To make my chocolate peanut butter frosting, gather the following ingredients:
- Peanut Butter – Use natural peanut butter with no sugar, no oil, and no salt. Real peanut butter made just with peanuts.
- Maple Syrup – You can use classic maple syrup, but also sugar-free maple syrup, agave syrup, or coconut nectar.
- Cocoa Powder – I prefer to use unsweetened cocoa powder to avoid unnecessary sugar.
Combine all the frosting ingredients in a small mixing bowl and whisk them until you reach a smooth consistency.
Remove the brownies from the freezer and spread the frosting on top.
Setting The Brownies
Once the brownies are frosted, leave them in the fridge for 60 minutes.
This time allows the batter to set fully and will make it easier to separate the slices.
Slice your no-bake brownies into 8 slices and enjoy cold.
The brownies will soften at room temperature.
If you want to change the taste of your no-bake brownies, you can add the following to the batter:
- Walnuts: Incorporate chopped walnuts into the batter with a silicone spatula. Don’t process them or they wouldn’t taste as good.
- Pecan Nuts: Chop pecan nuts on a chopping board and add them on top of the batter before frosting.
- Vanilla Extract: For a touch of extra flavor, add a teaspoon of vanilla extract.
These no-bake brownies can be stored for up to two weeks in an airtight container in the fridge.
You can also freeze them in small zip-lock bags and keep them in the freezer for up to three months.
Thaw them in the fridge for a few hours, or eat them half frozen.
No-Bake Brownies Tips
No-bake brownies are very easy to make by anyone. However, you must use a food processor – not a blender- to combine the ingredients properly.
The speed of the blade will warm the ingredients and create the perfect batter. Don’t try to make the recipe without a food processor or it will come out very different.
Next, make sure all the ingredients are at room temperature, cold almond milk will harden the whole batter, and it will be more difficult to blend.
Finally, use fresh nut butter a freshly opened jar is the best as it is creamy, runny, and has no lumps.
This recipe is already vegan, egg-free, dairy-free but if you are allergic to some of the ingredients, you can make the substitutions below:
- Nut-Free: You can use any fresh, runny, natural nut butter such as almond butter or cashew butter. If you are allergic to all nuts, use sunflower seed butter. Opt for a nut-free milk such as rice milk or oat milk.

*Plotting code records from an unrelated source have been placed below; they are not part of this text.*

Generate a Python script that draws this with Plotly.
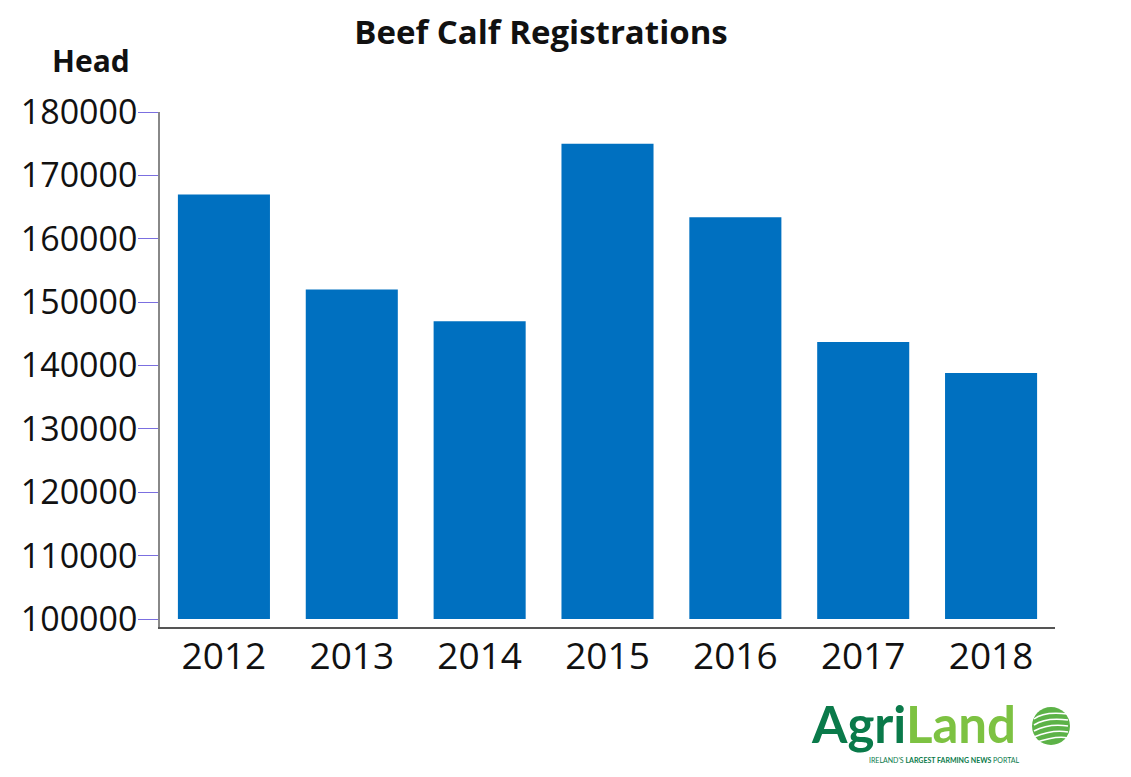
import plotly.graph_objects as go

years = ["2012", "2013", "2014", "2015", "2016", "2017", "2018"]
registrations = [167000, 152000, 147000, 175000, 163400, 143700, 138800]
BASE = 100000
tick_vals = [100000, 110000, 120000, 130000, 140000, 150000, 160000, 170000, 180000]

fig = go.Figure()
fig.add_trace(go.Bar(
    x=years,
    y=[v - BASE for v in registrations],
    base=BASE,
    marker=dict(color="#0070C0", line=dict(width=0)),
    hoverinfo="skip",
))

W, H = 1123, 769  # page adds an 8px body margin

fig.update_layout(
    width=W, height=H,
    margin=dict(l=152, r=76, t=104, b=150),
    paper_bgcolor="white", plot_bgcolor="white",
    bargap=0.28,
    showlegend=False,
    title=dict(text="<b>Beef Calf Registrations</b>", xref="container", x=(541 - 8) / W,
               xanchor="center", yref="container", y=1 - (32 - 8) / H, yanchor="middle",
               font=dict(family="Open Sans", size=33, color="#111")),
    font=dict(family="Open Sans", color="#111"),
)

fig.update_yaxes(
    range=[98740, 180000],
    tickvals=tick_vals, tickformat="d",
    showgrid=False, zeroline=False,
    showline=True, linecolor="#888", linewidth=1.5,
    ticks="outside", ticklen=20, tickcolor="#7b6fe0", tickwidth=1.2,
    ticklabelstandoff=-6,
    tickfont=dict(family="Open Sans", size=34, color="#111"),
)
fig.update_xaxes(
    showgrid=False, zeroline=False,
    showline=True, linecolor="#555", linewidth=1.5,
    ticks="", ticklabelstandoff=-4,
    tickfont=dict(family="Open Sans", size=37, color="#111"),
)


def px(x):
    return (x - 160) / 895


def py(y):
    return (627 - y) / 515


# axis unit label
fig.add_annotation(text="<b>Head</b>", xref="paper", yref="paper",
                   x=px(91), y=py(60), xanchor="center", yanchor="middle",
                   showarrow=False, font=dict(family="Open Sans", size=30, color="#111"))

# logo
fig.add_annotation(
    text="<b><span style='color:#0a7a4a'>Agri</span><span style='color:#7dc242'>Land</span></b>",
    xref="paper", yref="paper", x=px(809), y=py(723),
    xanchor="left", yanchor="middle", showarrow=False,
    font=dict(family="Lato", size=51))
fig.add_annotation(
    text="<span style='color:#0a7a4a'>IRELAND'S </span><b><span style='color:#0a7a4a'>LARGEST FARMING NEWS</span></b><span style='color:#0a7a4a'> PORTAL</span>",
    xref="paper", yref="paper", x=px(1022), y=py(760),
    xanchor="right", yanchor="middle", showarrow=False,
    font=dict(family="Lato", size=7))

# logo emblem (circle with white furrows)
fig.add_shape(type="circle", xref="paper", yref="paper",
              x0=px(1032), x1=px(1070), y0=py(745), y1=py(707),
              fillcolor="#5cb247", line=dict(width=0), layer="above")
for yy, cx in [(717, 1044), (723, 1046), (729, 1049), (735, 1053), (741, 1057)]:
    fig.add_shape(type="path", xref="paper", yref="paper",
                  path=f"M {px(1034)},{py(yy + 2)} Q {px(cx)},{py(yy - 6)} {px(1068)},{py(yy - 3)}",
                  line=dict(color="white", width=1.6), layer="above")

fig.write_html("out.html")
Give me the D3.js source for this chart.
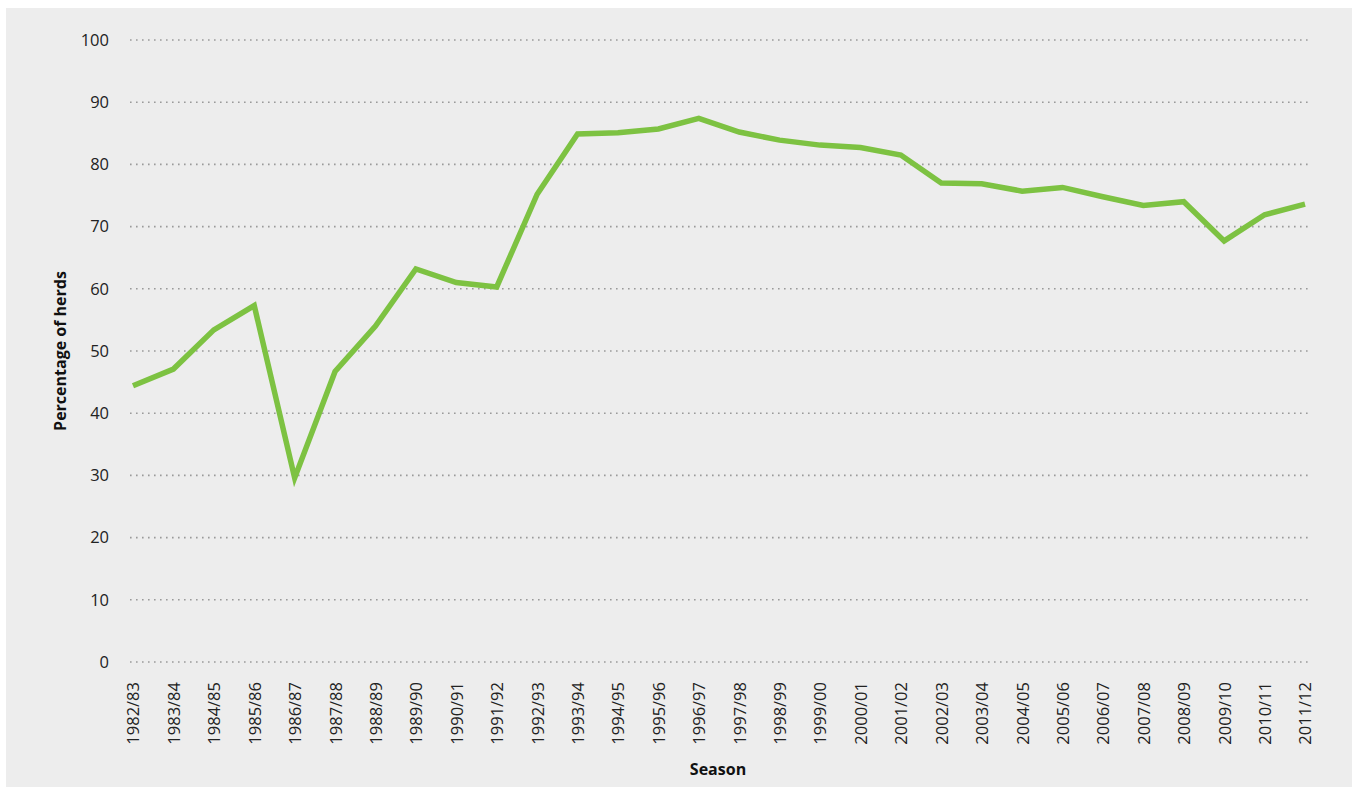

- Low-Carb: To make these brownies low-carb, use sugar-free maple syrup, unsweetened cocoa powder, and unsweetened almond milk.
- Flax-Free: You can replace the ground flaxseed with ground chia seeds.
Frequently Asked Questions
I’ve gathered below the answers to your most common questions about these brownies.
Yes, the maple syrup can be swapped for honey, however, the brownies won’t be vegan anymore.
You can use any other liquid sweetener, such as agave syrup, rice malt syrup, or coconut nectar.
Other flour options are not as absorbent as coconut flour. Almond flour can work, but you need a lot more of it to absorb the same moisture, so the overall taste and texture would be very different.
Yes, you can. Follow the instructions to make PB2 butter by adding water to the powder and you can use it in the recipe.
Both cocoa and cacao powder work fine in this recipe.
Coconut oil is not needed in this recipe.
This batter can be baked if you want to. Pop it in the oven for 10 to 15 minutes at 350°F (180°C).
Raw brownies are healthier than normal brownies if you use the ingredients below.
Regular brownies contain sugar and oil, so they tend to be full of processed ingredients.
More No-Bake Vegan Dessert Recipes
If you love no-bake vegan desserts like this no-bake brownie recipe, I recommend giving a try to the following recipes:
Did You Like This Recipe?
No-Bake Brownies (Vegan)
- ½ cup Peanut Butter (Unsalted) - no added oil, no added sugar, fresh and runny
- ⅓ cup Maple Syrup - or liquid sweetener of your choice like sugar-free Monk fruit if keto or brown rice syrup, agave.
- ¼ cup Almond Milk - unsweetened at room temperature
- ½ cup Unsweetened Cocoa Powder
- ¼ cup Flaxseed Meal
- ¼ cup Coconut Flour
- Line a 9-inch x 5-inch loaf pan with parchment paper. Set aside.
- In a food processor with the S blade attachment, add all the ingredients: peanut butter, maple syrup, almond milk (make sure the almond milk is at room temperature. If just out of the fridge, it solidifies the peanut butter and won't come out as good), unsweetened cocoa powder, flaxseed meal, and coconut flour.
- Process on medium speed until all the ingredients come together and form a consistent brownie batter. It shouldn't take more than 30 seconds. The dough will be dark, sticky, and thick. That is what you want. If it looks very dry, which can happen if you did not measure the flour precisely, add 1 extra tablespoon of almond milk. Process again.
- Gather the brownie batter with your hands. It is sticky, so you can wet your hands to make this easier. Transfer the no-bake brownie batter onto the prepared loaf pan and press to flatten using a silicone spatula. Freeze for 5-10 minutes. Meanwhile, prepare the frosting.
Chocolate peanut butter frosting
- In a small mixing bowl, combine peanut butter, maple syrup, and unsweetened cocoa powder.
- Remove the brownie from the freezer and spread the chocolate frosting on top. Note that the frosting will stay shiny and sticky. It won't solidify, it is a soft creamy topping.
- Place the no-bake brownie in the fridge for 1 hour before slicing. This will give the flavors time to combine, and the texture will be perfect.
- Cut into 8 squares.
- Store in an airtight container in the fridge for up to 2 weeks.